▶ TASK INSTRUCTIONS:
Pictures do not belong in your copy. Repeat all the other data exactly.

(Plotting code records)
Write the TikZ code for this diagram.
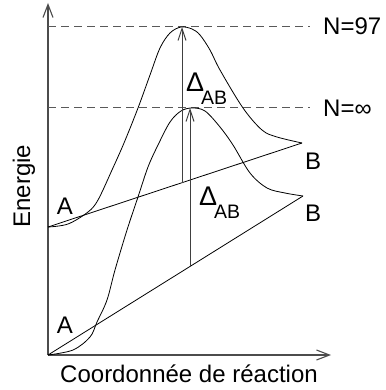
\documentclass[tikz,border=0pt]{standalone}
\usepackage{fontspec}
\setmainfont{Liberation Sans}
\usetikzlibrary{arrows.meta,positioning}
\tikzset{
myAxis/.style={
	-{Straight Barb[length=13pt,width=10pt]},
	draw=black!70,line width=1.1pt
}
, myCurve/.style={black,line width=0.8pt}
, myDash/.style={draw=black!65,line width=1pt,dash pattern=on 8pt off 5pt}
, myGap/.style={
	-{Straight Barb[length=12pt,width=8pt]},
	draw=black!75,line width=1pt
}
, myLabel/.style={inner sep=0pt,font=\fontsize{24}{28}\selectfont}
}
\newcommand\gapAB{{\fontsize{27}{28}\selectfont Δ}\kern-3pt\raisebox{-13pt}{\fontsize{19.5}{20}\selectfont AB}}

\begin{document}
\begin{tikzpicture}[x=1pt,y=-1pt]
	\useasboundingbox (0,0) rectangle (385,390);
	% points
	\coordinate (O) at (48,355);
	\coordinate (Ytop) at (48,3);
	\coordinate (Xend) at (331,355);
	\coordinate (A1) at (48,227);
	\coordinate (B1) at (302,143);
	\coordinate (B2) at (303,196);
	\coordinate (P1) at (182,27);
	\coordinate (P2) at (190,108);
	\coordinate (Q1) at (182,183);
	\coordinate (Q2) at (190,266);
	\coordinate (E1) at (310,27);
	\coordinate (E2) at (310,108);
	% labels
	\node[myLabel,anchor=west] (N97) at (323,26) {N=97};
	\node[myLabel,anchor=west] (Ninf) at (323,108) {N=∞};
	\node[myLabel] (Atop) at (65,206) {A};
	\node[myLabel] (Abot) at (65,325) {A};
	\node[myLabel] (Btop) at (313,161) {B};
	\node[myLabel] (Bbot) at (313,213) {B};
	\node[myLabel,anchor=base west] (Gtop) at (186,92) {\gapAB};
	\node[myLabel,anchor=base west] (Gbot) at (199,205) {\gapAB};
	\node[myLabel,rotate=90,anchor=base] (Ylab) at (30,186) {Energie};
	\node[myLabel,anchor=base] (Xlab) at (189,382) {Coordonnée de réaction};
	% axes
	\draw[myAxis] (O) -- (Ytop);
	\draw[myAxis] (O) -- (Xend);
	% levels
	\draw[myDash] (O |- P1) -- (E1);
	\draw[myDash] (O |- P2) -- (E2);
	% diabatic lines
	\draw[myCurve] (A1) -- (B1);
	\draw[myCurve] (O) -- (B2);
	% adiabatic curves
	\draw[myCurve] plot[smooth,tension=0.55] coordinates {
		(48,227) (68,224) (88,212) (98,200) (112,170) (124,143) (138,108)
		(150,75) (160,48) (170,33) (181,27) (192,29) (200,35) (210,50)
		(220,70) (243,108) (262,130) (277,137) (302,143)};
	\draw[myCurve] plot[smooth,tension=0.55] coordinates {
		(48,355) (73,350) (90,337) (97,322) (107,300) (115,270) (127,230)
		(138,197) (148,167) (158,145) (170,122) (181,111) (192,108)
		(205,111) (220,127) (233,145) (250,173) (267,188) (285,193) (303,196)};
	% gaps
	\draw[myGap] (Q1) -- (P1);
	\draw[myGap] (Q2) -- (P2);
\end{tikzpicture}
\end{document}
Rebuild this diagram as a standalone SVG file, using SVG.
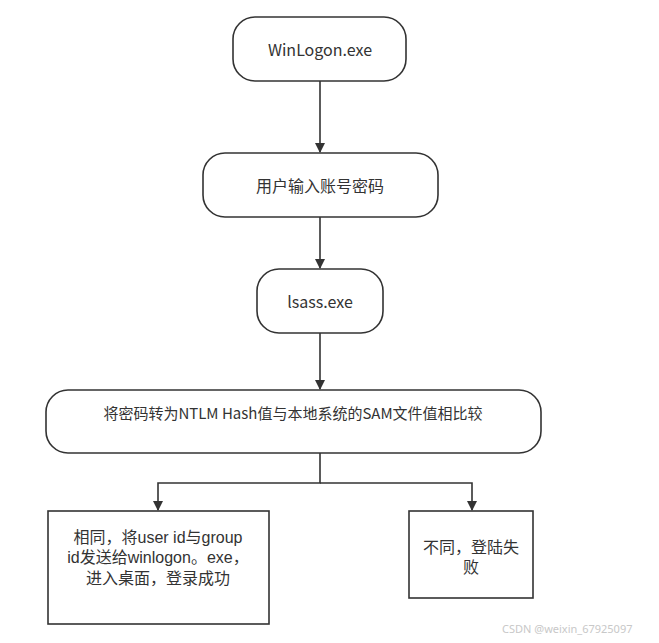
<svg xmlns="http://www.w3.org/2000/svg" width="659" height="643" viewBox="0 0 659 643">
<style>
.n{fill:#fff;stroke:#333;stroke-width:1.6}
.t{font-family:"Noto Sans CJK SC","Noto Sans",sans-serif;font-size:16px;fill:#333;text-anchor:middle;dominant-baseline:central}
.m{font-family:"Liberation Sans","Noto Sans CJK SC",sans-serif;font-size:16px;fill:#333;text-anchor:middle}
.c{fill:none;stroke:#333;stroke-width:1.6}
.w{font-family:"Noto Sans","Liberation Sans",sans-serif;font-size:11px;fill:#c8c8c8}
</style>
<defs>
<marker id="a" markerWidth="10" markerHeight="10" refX="9" refY="5" orient="auto" markerUnits="userSpaceOnUse">
<path d="M0,0 L10,5 L0,10 Z" fill="#333"/>
</marker>
</defs>
<rect width="659" height="643" fill="#fff"/>
<g id="connectors">
<path class="c" d="M320,81 V152" marker-end="url(#a)"/>
<path class="c" d="M320,217 V268" marker-end="url(#a)"/>
<path class="c" d="M320,333 V389" marker-end="url(#a)"/>
<path class="c" d="M320,453 V483 H158 V510" marker-end="url(#a)"/>
<path class="c" d="M320,483 H472 V510" marker-end="url(#a)"/>
</g>
<g id="n1"><rect class="n" x="233" y="17" width="173" height="64" rx="22"/><text class="t" x="320" y="49">WinLogon.exe</text></g>
<g id="n2"><rect class="n" x="203" y="153" width="235" height="64" rx="22"/><text class="t" x="320" y="185">用户输入账号密码</text></g>
<g id="n3"><rect class="n" x="257" y="269" width="126" height="64" rx="22"/><text class="t" x="320" y="301">lsass.exe</text></g>
<g id="n4"><rect class="n" x="46" y="390" width="495" height="63" rx="22"/><text class="t" x="293" y="412" style="font-size:15px">将密码转为NTLM Hash值与本地系统的SAM文件值相比较</text></g>
<g id="n5"><rect class="n" x="48" y="511" width="221" height="113"/>
<text class="m" x="158" y="543">相同，将user id与group</text>
<text class="m" x="158" y="563">id发送给winlogon。exe，</text>
<text class="m" x="158" y="584">进入桌面，登录成功</text></g>
<g id="n6"><rect class="n" x="409" y="511" width="124" height="87"/>
<text class="m" x="471" y="553">不同，登陆失</text>
<text class="m" x="471" y="573">败</text></g>
<text class="w" x="502" y="633">CSDN @weixin_67925097</text>
</svg>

▶ RESPONSE BELOW:
Write the TikZ code for this diagram.
\documentclass[tikz,border=0pt]{standalone}
\usepackage{fontspec}
\setmainfont{Liberation Sans}
\usetikzlibrary{arrows.meta,positioning}
\tikzset{
myAxis/.style={
	-{Straight Barb[length=13pt,width=10pt]},
	draw=black!70,line width=1.1pt
}
, myCurve/.style={black,line width=0.8pt}
, myDash/.style={draw=black!65,line width=1pt,dash pattern=on 8pt off 5pt}
, myGap/.style={
	-{Straight Barb[length=12pt,width=8pt]},
	draw=black!75,line width=1pt
}
, myLabel/.style={inner sep=0pt,font=\fontsize{24}{28}\selectfont}
}
\newcommand\gapAB{{\fontsize{27}{28}\selectfont Δ}\kern-3pt\raisebox{-13pt}{\fontsize{19.5}{20}\selectfont AB}}

\begin{document}
\begin{tikzpicture}[x=1pt,y=-1pt]
	\useasboundingbox (0,0) rectangle (385,390);
	% points
	\coordinate (O) at (48,355);
	\coordinate (Ytop) at (48,3);
	\coordinate (Xend) at (331,355);
	\coordinate (A1) at (48,227);
	\coordinate (B1) at (302,143);
	\coordinate (B2) at (303,196);
	\coordinate (P1) at (182,27);
	\coordinate (P2) at (190,108);
	\coordinate (Q1) at (182,183);
	\coordinate (Q2) at (190,266);
	\coordinate (E1) at (310,27);
	\coordinate (E2) at (310,108);
	% labels
	\node[myLabel,anchor=west] (N97) at (323,26) {N=97};
	\node[myLabel,anchor=west] (Ninf) at (323,108) {N=∞};
	\node[myLabel] (Atop) at (65,206) {A};
	\node[myLabel] (Abot) at (65,325) {A};
	\node[myLabel] (Btop) at (313,161) {B};
	\node[myLabel] (Bbot) at (313,213) {B};
	\node[myLabel,anchor=base west] (Gtop) at (186,92) {\gapAB};
	\node[myLabel,anchor=base west] (Gbot) at (199,205) {\gapAB};
	\node[myLabel,rotate=90,anchor=base] (Ylab) at (30,186) {Energie};
	\node[myLabel,anchor=base] (Xlab) at (189,382) {Coordonnée de réaction};
	% axes
	\draw[myAxis] (O) -- (Ytop);
	\draw[myAxis] (O) -- (Xend);
	% levels
	\draw[myDash] (O |- P1) -- (E1);
	\draw[myDash] (O |- P2) -- (E2);
	% diabatic lines
	\draw[myCurve] (A1) -- (B1);
	\draw[myCurve] (O) -- (B2);
	% adiabatic curves
	\draw[myCurve] plot[smooth,tension=0.55] coordinates {
		(48,227) (68,224) (88,212) (98,200) (112,170) (124,143) (138,108)
		(150,75) (160,48) (170,33) (181,27) (192,29) (200,35) (210,50)
		(220,70) (243,108) (262,130) (277,137) (302,143)};
	\draw[myCurve] plot[smooth,tension=0.55] coordinates {
		(48,355) (73,350) (90,337) (97,322) (107,300) (115,270) (127,230)
		(138,197) (148,167) (158,145) (170,122) (181,111) (192,108)
		(205,111) (220,127) (233,145) (250,173) (267,188) (285,193) (303,196)};
	% gaps
	\draw[myGap] (Q1) -- (P1);
	\draw[myGap] (Q2) -- (P2);
\end{tikzpicture}
\end{document}
Rebuild this diagram as a standalone SVG file, using SVG.
<svg xmlns="http://www.w3.org/2000/svg" width="659" height="643" viewBox="0 0 659 643">
<style>
.n{fill:#fff;stroke:#333;stroke-width:1.6}
.t{font-family:"Noto Sans CJK SC","Noto Sans",sans-serif;font-size:16px;fill:#333;text-anchor:middle;dominant-baseline:central}
.m{font-family:"Liberation Sans","Noto Sans CJK SC",sans-serif;font-size:16px;fill:#333;text-anchor:middle}
.c{fill:none;stroke:#333;stroke-width:1.6}
.w{font-family:"Noto Sans","Liberation Sans",sans-serif;font-size:11px;fill:#c8c8c8}
</style>
<defs>
<marker id="a" markerWidth="10" markerHeight="10" refX="9" refY="5" orient="auto" markerUnits="userSpaceOnUse">
<path d="M0,0 L10,5 L0,10 Z" fill="#333"/>
</marker>
</defs>
<rect width="659" height="643" fill="#fff"/>
<g id="connectors">
<path class="c" d="M320,81 V152" marker-end="url(#a)"/>
<path class="c" d="M320,217 V268" marker-end="url(#a)"/>
<path class="c" d="M320,333 V389" marker-end="url(#a)"/>
<path class="c" d="M320,453 V483 H158 V510" marker-end="url(#a)"/>
<path class="c" d="M320,483 H472 V510" marker-end="url(#a)"/>
</g>
<g id="n1"><rect class="n" x="233" y="17" width="173" height="64" rx="22"/><text class="t" x="320" y="49">WinLogon.exe</text></g>
<g id="n2"><rect class="n" x="203" y="153" width="235" height="64" rx="22"/><text class="t" x="320" y="185">用户输入账号密码</text></g>
<g id="n3"><rect class="n" x="257" y="269" width="126" height="64" rx="22"/><text class="t" x="320" y="301">lsass.exe</text></g>
<g id="n4"><rect class="n" x="46" y="390" width="495" height="63" rx="22"/><text class="t" x="293" y="412" style="font-size:15px">将密码转为NTLM Hash值与本地系统的SAM文件值相比较</text></g>
<g id="n5"><rect class="n" x="48" y="511" width="221" height="113"/>
<text class="m" x="158" y="543">相同，将user id与group</text>
<text class="m" x="158" y="563">id发送给winlogon。exe，</text>
<text class="m" x="158" y="584">进入桌面，登录成功</text></g>
<g id="n6"><rect class="n" x="409" y="511" width="124" height="87"/>
<text class="m" x="471" y="553">不同，登陆失</text>
<text class="m" x="471" y="573">败</text></g>
<text class="w" x="502" y="633">CSDN @weixin_67925097</text>
</svg>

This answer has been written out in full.